### DATA TO PROCESS
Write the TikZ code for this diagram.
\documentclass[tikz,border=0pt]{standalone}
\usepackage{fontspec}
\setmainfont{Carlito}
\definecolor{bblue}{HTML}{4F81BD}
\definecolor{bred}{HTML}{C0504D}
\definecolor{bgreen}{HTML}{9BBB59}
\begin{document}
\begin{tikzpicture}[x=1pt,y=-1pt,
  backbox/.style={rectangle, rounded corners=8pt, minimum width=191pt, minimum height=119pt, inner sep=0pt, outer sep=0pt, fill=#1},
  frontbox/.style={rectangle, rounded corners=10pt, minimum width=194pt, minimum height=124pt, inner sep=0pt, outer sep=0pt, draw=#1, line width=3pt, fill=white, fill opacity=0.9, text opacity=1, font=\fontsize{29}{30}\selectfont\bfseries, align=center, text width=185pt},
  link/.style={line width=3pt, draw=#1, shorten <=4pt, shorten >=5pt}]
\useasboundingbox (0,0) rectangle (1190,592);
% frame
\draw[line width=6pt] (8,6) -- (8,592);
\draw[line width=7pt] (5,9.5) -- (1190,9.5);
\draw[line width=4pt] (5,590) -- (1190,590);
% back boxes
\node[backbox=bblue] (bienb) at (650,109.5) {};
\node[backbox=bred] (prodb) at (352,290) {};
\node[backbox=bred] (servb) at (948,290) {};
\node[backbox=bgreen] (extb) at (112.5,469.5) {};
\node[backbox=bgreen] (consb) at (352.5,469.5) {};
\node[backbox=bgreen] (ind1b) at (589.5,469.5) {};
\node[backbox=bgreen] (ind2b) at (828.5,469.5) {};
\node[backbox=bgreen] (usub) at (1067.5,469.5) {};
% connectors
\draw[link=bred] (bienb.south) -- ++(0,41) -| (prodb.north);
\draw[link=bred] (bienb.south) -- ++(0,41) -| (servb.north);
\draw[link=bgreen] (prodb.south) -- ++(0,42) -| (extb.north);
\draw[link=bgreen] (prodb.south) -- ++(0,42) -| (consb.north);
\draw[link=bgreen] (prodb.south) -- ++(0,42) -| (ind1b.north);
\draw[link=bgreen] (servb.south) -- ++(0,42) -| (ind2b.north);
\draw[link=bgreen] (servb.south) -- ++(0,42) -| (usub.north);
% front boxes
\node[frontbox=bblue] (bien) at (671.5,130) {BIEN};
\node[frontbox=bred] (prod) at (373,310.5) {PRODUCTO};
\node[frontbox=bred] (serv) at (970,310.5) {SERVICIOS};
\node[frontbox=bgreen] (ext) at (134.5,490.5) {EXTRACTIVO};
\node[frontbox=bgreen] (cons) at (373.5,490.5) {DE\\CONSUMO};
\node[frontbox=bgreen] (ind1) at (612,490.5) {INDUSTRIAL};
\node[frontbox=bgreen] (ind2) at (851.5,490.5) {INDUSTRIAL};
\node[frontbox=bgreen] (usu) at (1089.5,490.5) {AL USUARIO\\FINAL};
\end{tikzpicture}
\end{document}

==

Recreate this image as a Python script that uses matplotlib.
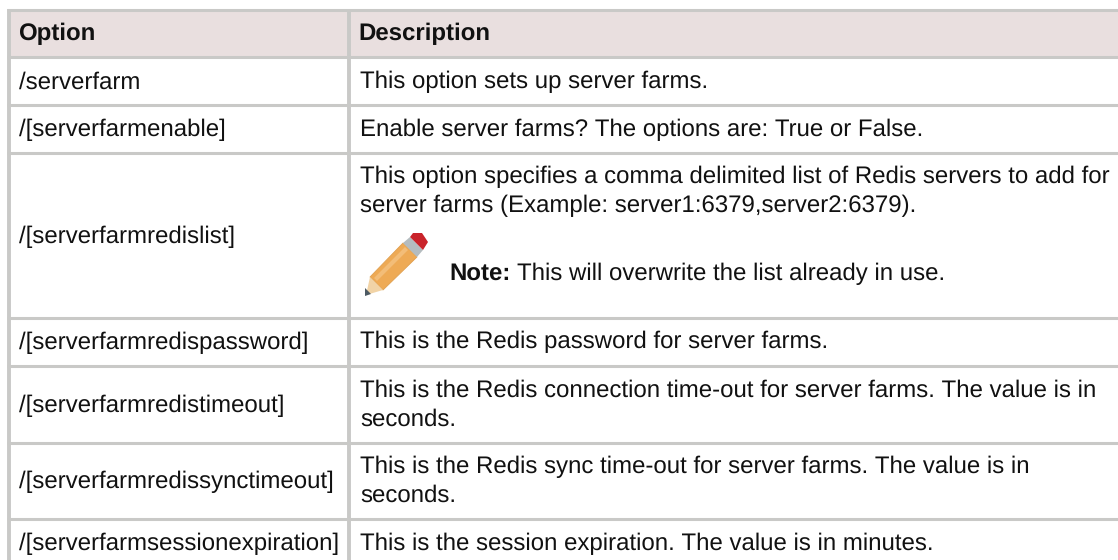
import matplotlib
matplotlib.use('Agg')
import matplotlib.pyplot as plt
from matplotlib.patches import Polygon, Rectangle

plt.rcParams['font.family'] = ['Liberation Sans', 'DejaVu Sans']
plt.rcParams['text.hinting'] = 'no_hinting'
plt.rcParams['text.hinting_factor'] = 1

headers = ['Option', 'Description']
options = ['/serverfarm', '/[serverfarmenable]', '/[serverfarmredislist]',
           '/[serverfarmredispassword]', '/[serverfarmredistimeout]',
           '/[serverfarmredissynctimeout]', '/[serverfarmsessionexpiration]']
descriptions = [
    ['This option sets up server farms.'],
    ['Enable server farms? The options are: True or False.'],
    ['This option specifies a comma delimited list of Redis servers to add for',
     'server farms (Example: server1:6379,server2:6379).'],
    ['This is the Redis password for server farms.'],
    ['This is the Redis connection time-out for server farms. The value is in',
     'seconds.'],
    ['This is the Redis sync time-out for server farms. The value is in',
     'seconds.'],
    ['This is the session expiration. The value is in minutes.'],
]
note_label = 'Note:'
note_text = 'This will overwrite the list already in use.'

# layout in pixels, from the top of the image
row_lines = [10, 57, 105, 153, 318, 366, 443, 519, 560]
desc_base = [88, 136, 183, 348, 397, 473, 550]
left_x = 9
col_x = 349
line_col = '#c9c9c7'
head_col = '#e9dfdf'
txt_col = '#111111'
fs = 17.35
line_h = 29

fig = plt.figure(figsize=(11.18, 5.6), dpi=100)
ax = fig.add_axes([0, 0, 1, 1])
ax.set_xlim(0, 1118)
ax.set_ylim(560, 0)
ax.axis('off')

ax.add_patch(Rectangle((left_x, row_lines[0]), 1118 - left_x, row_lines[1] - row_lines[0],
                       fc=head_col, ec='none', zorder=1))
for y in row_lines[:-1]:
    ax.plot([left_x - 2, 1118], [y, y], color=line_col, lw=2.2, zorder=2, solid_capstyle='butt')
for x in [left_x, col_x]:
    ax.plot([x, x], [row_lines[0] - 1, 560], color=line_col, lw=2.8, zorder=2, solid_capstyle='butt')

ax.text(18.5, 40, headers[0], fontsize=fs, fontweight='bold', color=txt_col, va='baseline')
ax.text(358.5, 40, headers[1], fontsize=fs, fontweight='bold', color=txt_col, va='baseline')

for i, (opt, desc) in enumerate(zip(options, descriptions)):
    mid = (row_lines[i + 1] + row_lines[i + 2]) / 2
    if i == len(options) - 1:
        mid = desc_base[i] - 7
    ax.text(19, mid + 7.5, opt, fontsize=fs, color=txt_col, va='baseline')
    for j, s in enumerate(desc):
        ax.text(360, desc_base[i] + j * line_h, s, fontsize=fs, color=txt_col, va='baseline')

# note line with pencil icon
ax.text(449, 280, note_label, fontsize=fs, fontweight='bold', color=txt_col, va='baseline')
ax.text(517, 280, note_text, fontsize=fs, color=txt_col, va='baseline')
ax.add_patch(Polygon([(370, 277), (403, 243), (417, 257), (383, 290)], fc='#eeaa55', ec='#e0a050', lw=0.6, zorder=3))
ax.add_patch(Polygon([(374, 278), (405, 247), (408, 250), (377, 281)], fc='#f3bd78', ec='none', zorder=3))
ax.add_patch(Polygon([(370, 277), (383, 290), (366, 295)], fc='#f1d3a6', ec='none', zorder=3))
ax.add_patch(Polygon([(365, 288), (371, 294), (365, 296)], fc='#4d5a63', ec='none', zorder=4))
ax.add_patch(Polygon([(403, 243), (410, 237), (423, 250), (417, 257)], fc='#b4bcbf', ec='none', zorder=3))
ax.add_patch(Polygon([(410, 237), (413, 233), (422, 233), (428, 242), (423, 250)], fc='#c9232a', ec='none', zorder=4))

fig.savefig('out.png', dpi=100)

### WRITTEN TASK
Go through the material line by line. Show each line that contains the string "image".

### CORRECT RESULT
Recreate this image as a Python script that uses matplotlib.
# layout in pixels, from the top of the image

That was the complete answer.